The pressure to get this right at OpenAI is an existential one in my view.  They are already being challenged by the QuitGPT movement which has led to many leaving the app so if the advertising experience isnt managed with care its only going to make their growth ambitions even harder.  That said, it’s up to OpenAI and the brands that advertise with them to make it work for the consumer in order to realise this hope for a new advertising utopia. 

But how? 

Ads must enhance experiences 

It’s hard to imagine now but I remember the debate as to whether Facebook would lose users when they started to allow advertising. Would audiences run away towards MySpace or Friendster? I think we know how that turned out.  

The danger for ChatGPT is that if the ads distract from or damage the user experience, then audiences could turn to alternative free LLMs.  Facebook had the advantage as its experience was better than the competition and users didn’t want to abandon their connections and miss out on their friends’ holiday snaps. 

ChatGPT might have a cleaner UI and provide better results, but for the basic prompts people won’t mind moving on as other LLM’s can provide a very similar experience. 

It is therefore crucial that ChatGPT sticks to its guns and does things the right way.  It must use advertising to enhance the experience and make it feel seamless within the chat.  If it can achieve that, then this will be brilliant for advertisers and valuable for users.    

Ads must start subtle  

There is some debate about embedded ads. Should they be integrated into answers or around the text at the bottom? What would make the user experience better? 

It’s clear that using ChatGPT to plan your trip to Barcelona could be paired with relevant ads for accommodation and sightseeing ideas without damaging the experience. It makes sense for food brands to appear alongside recipe inspiration and even for boiler brands to appear when your heating isn’t coming on. 

But despite the temptation to gain additional ad revenue by serving ads against every chat, this isn’t Google. And it could damage the experience.  

Ads appearing when you are asking ChatGPT to help with a work task or to provide a second opinion on a private matter could cheapen the experience and increase the chances that users move somewhere else. 

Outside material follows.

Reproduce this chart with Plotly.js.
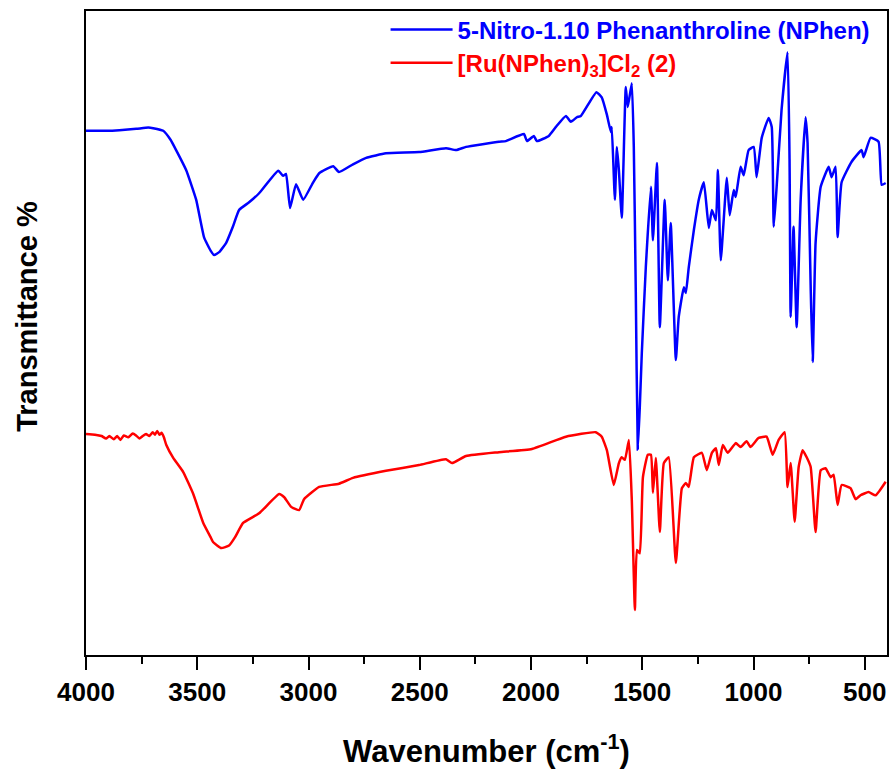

Maybe in time when ChatGPT becomes the all-dominant LLM, it could get away with being a bit more brash. But right now, it needs to fight for attention.   

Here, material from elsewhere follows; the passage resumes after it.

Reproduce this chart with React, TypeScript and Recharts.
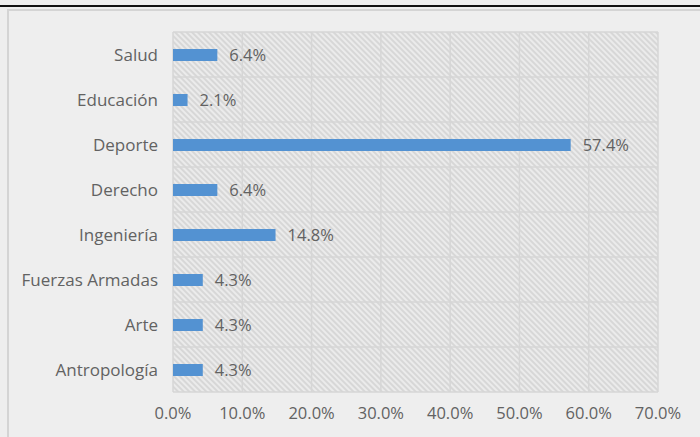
import React from "react";
import { BarChart, Bar, XAxis, YAxis, CartesianGrid, LabelList } from "recharts";

// Careers chosen, share of respondents (%)
const categories = ["Salud", "Educación", "Deporte", "Derecho", "Ingeniería", "Fuerzas Armadas", "Arte", "Antropología"];
const shares = [6.4, 2.1, 57.4, 6.4, 14.8, 4.3, 4.3, 4.3];
const xTicks = [0, 10, 20, 30, 40, 50, 60, 70];

const data = categories.map((name, i) => ({ name, value: shares[i] }));

const pct = (v: number) => `${Number(v).toFixed(1)}%`;
const textColor = "#626262";
const gridColor = "#d6d6d6";

export default function App() {
    return (
        <div
            style={{
                position: "absolute",
                left: 0,
                top: 0,
                width: 700,
                height: 437,
                background: "#eeeeee",
                fontFamily: "'Open Sans', sans-serif",
                overflow: "hidden",
            }}
        >
            {/* thick black rule at the top */}
            <div style={{ position: "absolute", left: 0, top: 5, width: 700, height: 2, background: "#111" }} />
            {/* faint inner frame */}
            <div
                style={{
                    position: "absolute",
                    left: 7,
                    top: 9,
                    width: 700,
                    height: 440,
                    borderTop: "2px solid #d4d4d4",
                    borderLeft: "2px solid #d4d4d4",
                }}
            />
            <div style={{ position: "absolute", left: 0, top: 0 }}>
                <BarChart
                    width={700}
                    height={437}
                    data={data}
                    layout="vertical"
                    margin={{ top: 32, right: 42, bottom: 15, left: 13 }}
                    barCategoryGap={0}
                >
                    <defs>
                        <pattern id="hatch" patternUnits="userSpaceOnUse" width={4} height={4} patternTransform="rotate(-45)">
                            <rect width={4} height={4} fill="#ebebeb" />
                            <line x1={1} y1={0} x2={1} y2={4} stroke="#cfcfcf" strokeWidth={1.4} />
                        </pattern>
                    </defs>
                    <CartesianGrid
                        stroke={gridColor}
                        strokeWidth={1.5}
                        fill="url(#hatch)"
                        fillOpacity={1}
                        horizontalCoordinatesGenerator={({ offset }: any) =>
                            categories.map((_, i) => offset.top + (i * offset.height) / categories.length).concat(offset.top + offset.height)
                        }
                    />
                    <XAxis
                        type="number"
                        domain={[0, 70]}
                        ticks={xTicks}
                        tickFormatter={pct}
                        axisLine={false}
                        tickLine={false}
                        tickMargin={9}
                        height={30}
                        interval={0}
                        tick={{ fill: textColor, fontSize: 16.5 }}
                    />
                    <YAxis
                        type="category"
                        dataKey="name"
                        width={160}
                        axisLine={false}
                        tickLine={false}
                        tickMargin={9}
                        interval={0}
                        tick={{ fill: textColor, fontSize: 17 }}
                    />
                    <Bar dataKey="value" fill="#5392d2" barSize={12} isAnimationActive={false}>
                        <LabelList dataKey="value" position="right" offset={12} formatter={pct} fill={textColor} fontSize={16.5} />
                    </Bar>
                </BarChart>
            </div>
        </div>
    );
}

Ads must consider wider industry impacts 

We don’t have much to go on with regards to the plans for OpenAI’s ad platform which has been open to only the deepest pockets with at least $200k to run a test campaign in the US. We can only speculate on what targeting will be possible, whether it can be activated locally, whether we can overlay data, what reporting it can provide, whether we can connect it to our wider media plan, and all importantly, how much this will all cost.   

Another consideration is the carbon impact. We’ve all been looking into eco-effects of advertising to be as transparent as we can. As an industry, we’re working towards a net-zero ambition, making positive steps to create a single source of truth via the GMSF. Will ChatGPT ads cast a cloud over these efforts? 

All of these questions will be answered in due course while we acclimatise to this new advertising landscape, but marketing leaders should be thinking about it now. 

Driving short and long-term benefits 

In the short-term, ads on ChatGPT offer an opportunity for clients to offset lost search traffic. In the long-term, if ads are managed in the right way, they could add value to both advertiser and user, through serving helpful ads in contextually relevant, transparent, privacy safe and high attention environments. Just as ideal advertising should be.   

We hope that even when advertising revenue starts to flow, OpenAI can stay consumer first rather than  being driven too much by advertiser demands. Their priority should be to keep users on the site to stay ahead of the competition but if user numbers don’t grow to rate required to fund future growth and service debts the pressure to increase advertising ad revenue will be very hard to ignore in favour of user experience. 

Advertising has a new frontier in ChatGPT ads, but making the wrong move could be the difference between turning the ecosystem into a blooming utopia or an ad filled wasteland.